If Hizbollah will try to build again its infrastructure along the northern border and will attack again, we will have to destroy it again," Hirsch added.
Normalcy returned to the northern frontier after intense cross border fighting between Leabanese guerrillas and the Israeli army.
Israeli school children returned to schools while the army remained on alert at the border, enforced with military vehicles.
A barrage of rockets fired from Lebanon landed in an Israeli army base in northern Israel on Sunday (May 28), lightly wounding a soldier and causing some damage, a military spokeswoman said.
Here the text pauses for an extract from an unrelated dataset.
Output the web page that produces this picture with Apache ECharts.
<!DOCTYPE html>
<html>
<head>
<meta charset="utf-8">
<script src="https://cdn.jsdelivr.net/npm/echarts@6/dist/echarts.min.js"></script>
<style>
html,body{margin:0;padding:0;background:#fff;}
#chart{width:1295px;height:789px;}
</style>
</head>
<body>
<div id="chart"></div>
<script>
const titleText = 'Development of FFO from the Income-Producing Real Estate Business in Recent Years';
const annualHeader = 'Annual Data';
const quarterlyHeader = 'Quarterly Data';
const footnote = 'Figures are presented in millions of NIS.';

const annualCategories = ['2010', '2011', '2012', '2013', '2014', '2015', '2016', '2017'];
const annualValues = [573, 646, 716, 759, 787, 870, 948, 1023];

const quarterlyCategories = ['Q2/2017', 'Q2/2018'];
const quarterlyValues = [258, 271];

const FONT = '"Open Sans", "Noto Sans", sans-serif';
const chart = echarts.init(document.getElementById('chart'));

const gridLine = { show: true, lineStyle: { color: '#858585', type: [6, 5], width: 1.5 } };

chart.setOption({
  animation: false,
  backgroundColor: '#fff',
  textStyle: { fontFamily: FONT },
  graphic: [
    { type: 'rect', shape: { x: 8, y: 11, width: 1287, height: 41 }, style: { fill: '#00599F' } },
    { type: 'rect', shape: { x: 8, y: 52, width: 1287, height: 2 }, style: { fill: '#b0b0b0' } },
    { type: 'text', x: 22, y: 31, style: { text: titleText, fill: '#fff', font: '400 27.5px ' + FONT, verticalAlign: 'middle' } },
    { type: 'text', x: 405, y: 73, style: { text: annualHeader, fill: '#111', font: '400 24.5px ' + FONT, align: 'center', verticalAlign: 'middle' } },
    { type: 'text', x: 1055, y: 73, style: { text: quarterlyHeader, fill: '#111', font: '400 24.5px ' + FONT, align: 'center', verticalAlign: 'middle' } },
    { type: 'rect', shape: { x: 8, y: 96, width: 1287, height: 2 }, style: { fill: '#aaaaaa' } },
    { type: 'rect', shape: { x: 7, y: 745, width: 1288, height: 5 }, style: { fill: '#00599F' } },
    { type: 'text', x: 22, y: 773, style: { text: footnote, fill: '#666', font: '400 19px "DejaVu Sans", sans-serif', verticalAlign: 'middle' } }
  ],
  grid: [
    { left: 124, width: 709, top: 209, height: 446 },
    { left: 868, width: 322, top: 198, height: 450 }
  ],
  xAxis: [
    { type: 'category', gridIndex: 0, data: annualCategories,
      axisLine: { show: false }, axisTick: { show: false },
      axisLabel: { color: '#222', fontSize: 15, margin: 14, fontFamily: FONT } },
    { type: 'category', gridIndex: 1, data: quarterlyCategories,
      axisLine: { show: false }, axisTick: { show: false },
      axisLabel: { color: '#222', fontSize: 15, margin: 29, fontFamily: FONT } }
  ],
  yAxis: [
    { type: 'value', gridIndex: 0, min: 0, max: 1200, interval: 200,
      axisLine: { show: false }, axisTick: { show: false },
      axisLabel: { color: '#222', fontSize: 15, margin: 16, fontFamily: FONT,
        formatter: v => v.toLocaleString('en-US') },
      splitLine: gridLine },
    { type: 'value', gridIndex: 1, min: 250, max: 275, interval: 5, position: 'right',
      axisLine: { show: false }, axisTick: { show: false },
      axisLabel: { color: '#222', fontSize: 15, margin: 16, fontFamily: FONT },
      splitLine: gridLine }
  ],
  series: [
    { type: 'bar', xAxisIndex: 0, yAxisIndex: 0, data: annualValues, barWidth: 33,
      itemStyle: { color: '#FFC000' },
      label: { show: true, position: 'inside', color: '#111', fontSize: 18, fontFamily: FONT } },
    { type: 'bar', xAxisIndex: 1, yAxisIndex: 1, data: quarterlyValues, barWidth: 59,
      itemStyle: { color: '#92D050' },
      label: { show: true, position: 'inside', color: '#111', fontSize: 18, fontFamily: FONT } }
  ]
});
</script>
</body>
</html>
The barrage is the first to have been fired into Israel since Feb. 3, the spokeswoman said. She added that no Israeli action had been taken in response.
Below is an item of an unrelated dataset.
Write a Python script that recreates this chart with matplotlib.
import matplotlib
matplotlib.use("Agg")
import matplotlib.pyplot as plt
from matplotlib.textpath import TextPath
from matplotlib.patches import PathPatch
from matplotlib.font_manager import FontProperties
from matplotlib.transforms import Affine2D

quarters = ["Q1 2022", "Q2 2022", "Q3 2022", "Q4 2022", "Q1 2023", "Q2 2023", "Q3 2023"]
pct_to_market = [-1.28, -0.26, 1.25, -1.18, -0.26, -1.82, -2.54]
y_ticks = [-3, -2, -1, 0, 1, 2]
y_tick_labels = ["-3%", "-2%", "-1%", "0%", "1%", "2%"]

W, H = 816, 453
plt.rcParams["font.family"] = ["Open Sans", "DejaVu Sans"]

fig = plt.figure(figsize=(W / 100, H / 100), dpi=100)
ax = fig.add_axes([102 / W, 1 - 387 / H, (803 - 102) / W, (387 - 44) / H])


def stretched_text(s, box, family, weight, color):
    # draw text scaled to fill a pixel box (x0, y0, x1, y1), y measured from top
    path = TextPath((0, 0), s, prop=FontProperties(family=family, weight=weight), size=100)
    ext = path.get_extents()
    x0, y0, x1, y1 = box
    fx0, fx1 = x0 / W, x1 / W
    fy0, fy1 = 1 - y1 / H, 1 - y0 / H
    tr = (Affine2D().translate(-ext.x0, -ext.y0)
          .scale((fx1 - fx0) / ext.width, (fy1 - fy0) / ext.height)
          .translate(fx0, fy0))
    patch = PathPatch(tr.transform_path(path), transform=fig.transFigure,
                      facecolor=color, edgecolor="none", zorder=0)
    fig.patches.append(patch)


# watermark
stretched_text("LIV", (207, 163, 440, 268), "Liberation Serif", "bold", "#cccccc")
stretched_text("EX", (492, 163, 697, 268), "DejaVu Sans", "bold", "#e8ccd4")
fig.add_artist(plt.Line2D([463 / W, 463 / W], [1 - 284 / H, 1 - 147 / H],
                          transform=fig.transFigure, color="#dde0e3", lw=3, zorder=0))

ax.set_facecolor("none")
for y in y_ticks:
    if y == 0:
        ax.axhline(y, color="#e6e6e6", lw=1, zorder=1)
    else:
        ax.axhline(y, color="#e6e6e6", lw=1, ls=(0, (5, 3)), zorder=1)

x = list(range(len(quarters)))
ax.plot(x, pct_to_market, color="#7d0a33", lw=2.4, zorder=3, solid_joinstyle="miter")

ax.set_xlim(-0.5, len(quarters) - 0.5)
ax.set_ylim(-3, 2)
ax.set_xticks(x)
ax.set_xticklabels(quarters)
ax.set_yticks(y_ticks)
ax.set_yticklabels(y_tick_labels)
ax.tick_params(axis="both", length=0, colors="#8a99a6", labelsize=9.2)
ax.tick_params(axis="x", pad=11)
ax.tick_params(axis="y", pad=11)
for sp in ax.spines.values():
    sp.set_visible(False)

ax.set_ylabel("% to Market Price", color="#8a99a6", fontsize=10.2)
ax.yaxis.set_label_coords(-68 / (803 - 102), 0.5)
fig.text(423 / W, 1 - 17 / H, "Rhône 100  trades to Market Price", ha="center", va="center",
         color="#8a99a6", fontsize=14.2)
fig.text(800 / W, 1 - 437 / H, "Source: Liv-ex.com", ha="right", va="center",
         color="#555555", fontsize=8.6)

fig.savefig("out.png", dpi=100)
A statement issued by the army later said Israel "holds the Lebanese government responsible for any attacks which originate in its territory".
Israel Radio reported that the rockets landed near the northern Israeli town of Safed which is a few kilometres further south than any previous rocket is thought to have landed in several years of rocket attacks from Lebanese territory.
Israel has often retaliated with air strikes against the Lebanese guerrilla group Hizbollah, responsible for most of the sporadic cross-border rocket and artillery fire since Israeli forces ended a 22-year occupation of southern Lebanon in 2000.
Israel has also blamed Palestinian militant groups based in refugee camps in Lebanon as being responsible for the firing of some rockets on its territory.
Israeli media were not reporting a motive for the firings but Hizbollah have often stated that their reason for attacking Israel is a dispute over the Shebaa Farms area which lies at the convergence of Israel's border with Lebanon and Syria.
Israel has retained control of some of the Shebaa Farms area since the 2000 withdrawal.